From Spain to the Middle East, almost any good recipe begins with a sofrito, namely vegetables cut in small pieces which are sautéed or stir-fried in oil. Therefore, it is worth reviewing the tips to get the most out of it and improve our preparations.
The ingredients of a sofrito:
- EXTRA VIRGIN OLIVE OIL (EVOO)
In France it’s usual to fry with butter, but in almost all other Mediterranean countries extra virgin olive oil is preferred, and it is what I always use in my recipes.
Many times it is suggested not to “waste” this green gold and use lower quality oils instead, but many investigations have already shown that EVOO maintains greater nutritional properties even when cooked.
Surprisingly, it has even been shown to be much healthier than other vegetable oils when used in larger quantities for deep-frying, if later preserved for reuse.

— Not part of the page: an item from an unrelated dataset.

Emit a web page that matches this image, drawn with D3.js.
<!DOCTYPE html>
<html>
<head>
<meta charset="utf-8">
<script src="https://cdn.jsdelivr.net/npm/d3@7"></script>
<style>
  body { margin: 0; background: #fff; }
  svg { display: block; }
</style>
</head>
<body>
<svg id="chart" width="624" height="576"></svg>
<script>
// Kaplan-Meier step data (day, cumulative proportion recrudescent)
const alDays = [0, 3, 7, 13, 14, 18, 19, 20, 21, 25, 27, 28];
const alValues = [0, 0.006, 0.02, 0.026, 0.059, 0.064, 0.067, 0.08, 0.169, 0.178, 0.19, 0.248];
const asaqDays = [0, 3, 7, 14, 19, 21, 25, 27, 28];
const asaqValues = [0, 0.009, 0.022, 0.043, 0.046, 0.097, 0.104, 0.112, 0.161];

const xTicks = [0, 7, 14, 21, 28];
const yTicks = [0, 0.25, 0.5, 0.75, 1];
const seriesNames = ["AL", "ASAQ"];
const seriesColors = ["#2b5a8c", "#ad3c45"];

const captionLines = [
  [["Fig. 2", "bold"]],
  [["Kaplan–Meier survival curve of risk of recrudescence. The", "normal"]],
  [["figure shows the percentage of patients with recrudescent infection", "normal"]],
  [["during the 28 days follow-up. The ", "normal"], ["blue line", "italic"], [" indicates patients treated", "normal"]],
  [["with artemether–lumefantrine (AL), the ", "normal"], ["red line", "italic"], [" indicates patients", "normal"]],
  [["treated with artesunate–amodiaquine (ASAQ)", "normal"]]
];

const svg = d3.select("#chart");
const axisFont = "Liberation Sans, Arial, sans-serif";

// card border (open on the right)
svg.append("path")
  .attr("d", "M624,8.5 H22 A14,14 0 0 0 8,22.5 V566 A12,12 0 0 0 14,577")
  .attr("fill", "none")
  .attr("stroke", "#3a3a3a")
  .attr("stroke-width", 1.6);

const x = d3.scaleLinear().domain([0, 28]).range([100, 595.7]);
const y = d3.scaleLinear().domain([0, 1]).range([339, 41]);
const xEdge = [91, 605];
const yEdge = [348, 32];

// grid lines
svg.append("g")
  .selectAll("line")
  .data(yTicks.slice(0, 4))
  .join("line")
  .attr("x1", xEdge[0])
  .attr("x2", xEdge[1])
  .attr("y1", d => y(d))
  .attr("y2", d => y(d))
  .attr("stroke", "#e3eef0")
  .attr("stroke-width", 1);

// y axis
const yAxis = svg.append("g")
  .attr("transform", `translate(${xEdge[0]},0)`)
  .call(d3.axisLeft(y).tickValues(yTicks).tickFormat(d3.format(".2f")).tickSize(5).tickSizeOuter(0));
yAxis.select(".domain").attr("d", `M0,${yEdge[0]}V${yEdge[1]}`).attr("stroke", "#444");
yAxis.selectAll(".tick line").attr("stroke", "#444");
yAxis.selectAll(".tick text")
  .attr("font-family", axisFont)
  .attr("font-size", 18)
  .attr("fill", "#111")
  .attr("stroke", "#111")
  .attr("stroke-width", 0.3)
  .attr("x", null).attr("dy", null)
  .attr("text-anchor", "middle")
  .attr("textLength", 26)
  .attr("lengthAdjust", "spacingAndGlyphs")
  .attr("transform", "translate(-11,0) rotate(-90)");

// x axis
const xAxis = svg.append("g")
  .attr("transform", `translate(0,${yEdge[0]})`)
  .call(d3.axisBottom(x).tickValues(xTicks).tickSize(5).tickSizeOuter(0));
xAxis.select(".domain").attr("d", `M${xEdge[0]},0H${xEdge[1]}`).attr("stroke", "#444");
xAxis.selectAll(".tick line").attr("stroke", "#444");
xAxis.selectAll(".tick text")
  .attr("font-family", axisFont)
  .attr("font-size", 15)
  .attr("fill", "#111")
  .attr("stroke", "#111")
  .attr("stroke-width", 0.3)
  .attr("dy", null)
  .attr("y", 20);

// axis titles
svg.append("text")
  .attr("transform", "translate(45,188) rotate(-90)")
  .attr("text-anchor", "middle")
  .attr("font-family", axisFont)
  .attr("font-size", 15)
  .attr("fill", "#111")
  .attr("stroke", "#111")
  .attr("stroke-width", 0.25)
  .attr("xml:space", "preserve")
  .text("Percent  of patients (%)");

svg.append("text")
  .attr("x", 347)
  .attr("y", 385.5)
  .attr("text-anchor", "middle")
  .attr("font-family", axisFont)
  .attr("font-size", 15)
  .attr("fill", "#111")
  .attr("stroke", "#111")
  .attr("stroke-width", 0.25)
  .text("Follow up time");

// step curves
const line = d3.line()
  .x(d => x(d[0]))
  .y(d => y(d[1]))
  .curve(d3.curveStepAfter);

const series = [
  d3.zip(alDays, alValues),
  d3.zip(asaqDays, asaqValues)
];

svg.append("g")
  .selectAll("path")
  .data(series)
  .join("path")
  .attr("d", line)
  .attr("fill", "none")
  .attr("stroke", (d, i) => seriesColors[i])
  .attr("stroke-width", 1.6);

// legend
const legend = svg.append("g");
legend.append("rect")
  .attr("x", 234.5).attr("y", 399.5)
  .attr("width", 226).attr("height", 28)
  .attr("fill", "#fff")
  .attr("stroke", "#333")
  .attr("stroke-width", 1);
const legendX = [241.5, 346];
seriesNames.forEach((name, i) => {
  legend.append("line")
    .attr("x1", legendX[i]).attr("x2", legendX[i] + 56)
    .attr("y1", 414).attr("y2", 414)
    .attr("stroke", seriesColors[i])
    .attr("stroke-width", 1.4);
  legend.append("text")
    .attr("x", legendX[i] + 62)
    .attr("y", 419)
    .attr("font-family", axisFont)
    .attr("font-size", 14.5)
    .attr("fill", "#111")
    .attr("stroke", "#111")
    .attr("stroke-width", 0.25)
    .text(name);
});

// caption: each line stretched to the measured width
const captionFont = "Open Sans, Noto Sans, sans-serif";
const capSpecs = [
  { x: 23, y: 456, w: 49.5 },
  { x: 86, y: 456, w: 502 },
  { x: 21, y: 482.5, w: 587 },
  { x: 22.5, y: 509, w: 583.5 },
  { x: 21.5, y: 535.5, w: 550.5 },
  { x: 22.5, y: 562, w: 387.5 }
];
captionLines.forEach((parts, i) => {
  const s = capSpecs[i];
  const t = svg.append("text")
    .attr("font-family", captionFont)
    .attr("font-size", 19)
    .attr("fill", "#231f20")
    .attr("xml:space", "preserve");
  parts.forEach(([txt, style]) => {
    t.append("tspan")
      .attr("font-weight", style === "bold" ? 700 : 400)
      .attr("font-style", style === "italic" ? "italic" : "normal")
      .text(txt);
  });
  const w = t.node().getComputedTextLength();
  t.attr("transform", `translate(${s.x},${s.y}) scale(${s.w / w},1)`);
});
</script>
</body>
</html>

There is also a belief that this oil is toxic when heated. This is true only when it exceeds a very high temperature, that point is easily recognizable because smoke begins to arise. But it’s enough to start the sauté before that point to avoid any worries.
- ONION AND GARLIC
The base of a good sofrito has at least one onion and one clove of garlic.
It’s usually advisable to remove the germ from both if it is very green, since they can be indigestible. The outer layer of the onion is also usually removed, as its texture is harder and therefore less pleasant.
In some recipes we can replace the onion with scallions or shallots.
Finally, as the garlic takes less time to caramelize than the onion, it’s best not to put them together, so that the first one doesn’t burn.
- TOMATO AND PEPPER
If we are going to prepare a tomato sauce, of course we will need a good amount of this ingredient. And the pepper in general is an excellent companion.
If we do not use passata or canned crushed tomatoes, we should choose the ripest ones and leave the hardest ones for salad.
To obtain a better texture, it is convenient to peel them. To do this, it is enough to immerse them in boiling water for half a minute, after which the peel will come off very easily.
For the same purpose, many also prefer to remove the seeds.
The latter is also true for the pepper, especially if we are using a hot variety, chili, etc. We can reduce its intensity of spiciness by getting rid of its seeds and veins.
Depending on the consistency of the sauce that we want to achieve, the tomatoes should be cooked longer, to achieve greater evaporation of liquid.
- CARROT, LEEK AND CELERY
If the preparation is meant for soups or stews, the tomato and the pepper are used in many occasions, but also the carrot, the leek and the celery are other usual ingredients that can be used to achieve more flavor.
In the case of leek, only the white part is usually used (the stem), and in the case of celery, only the stem (since the leaves are quite bitter). It’s optional but advisable to slightly peel the celery stems. In this way, we get rid of the filaments which texture can be annoying and get stuck between our teeth.
The carrot has an interesting amount of natural sugars, which manages to balance the recipes when we use many vegetables with a certain degree of acidity.
- SPICES
Salt and pepper are practically always present. Salt can be added at the beginning or later. The exception is when we cook legumes (chickpeas, lentils, etc), in which case it is added at the end, otherwise they will not be tender. Freshly ground pepper added at the end of cooking always gives an excellent touch to all preparations.
According to each recipe, other spices (cumin, ginger, paprika, cinnamon, etc.) can be fried together with the vegetables, always very briefly and stirring constantly. In this way, we enhance their aroma and flavor without allowing them to burn (which would turn them bitter).
- GREEN LEAVES
Many green leaves such as parsley, basil or mint are always added at the end and without cooking, so that they preserve their properties. Instead, it’s possible to cook rosemary, thyme or sage in the recipe (usually stews, hotpots, etc) and then remove them at the end of cooking.
- LASTLY, ADD THE MAIN INGREDIENT OF THE RECIPE
Normally, it’s advisable to sauté or stir-fry each ingredient, in order to extracts the maximum flavor and aroma from it. So this last step is not surprising.
When preparing a risotto or paella, brown the rice before adding the broth. Same with the pieces of meat if it is a stew, or the vegetables of a soup (mushrooms, asparagus, etc).
The temperature for cooking:
It is always advisable to sauté over medium or low heat. The higher the fire, the greater the probability of burning our ingredients. And the lower the heat, the better “caramelized” the vegetables.
When cooking tomato sauce, it’s only better to lower the heat but also cover the pot, since tomato can splash all over the kitchen when it has a lot of liquid.
Suitable utensils:
It is worth investing in a good non-stick pan, and protecting it from scratches or other damage by always using a wooden or silicone spatula to stir.
To chop the vegetables, a good sharp knife and a wide board are enough. The tomato, on the other hand, should be cut with a knife with teeth, precisely called “tomatero”.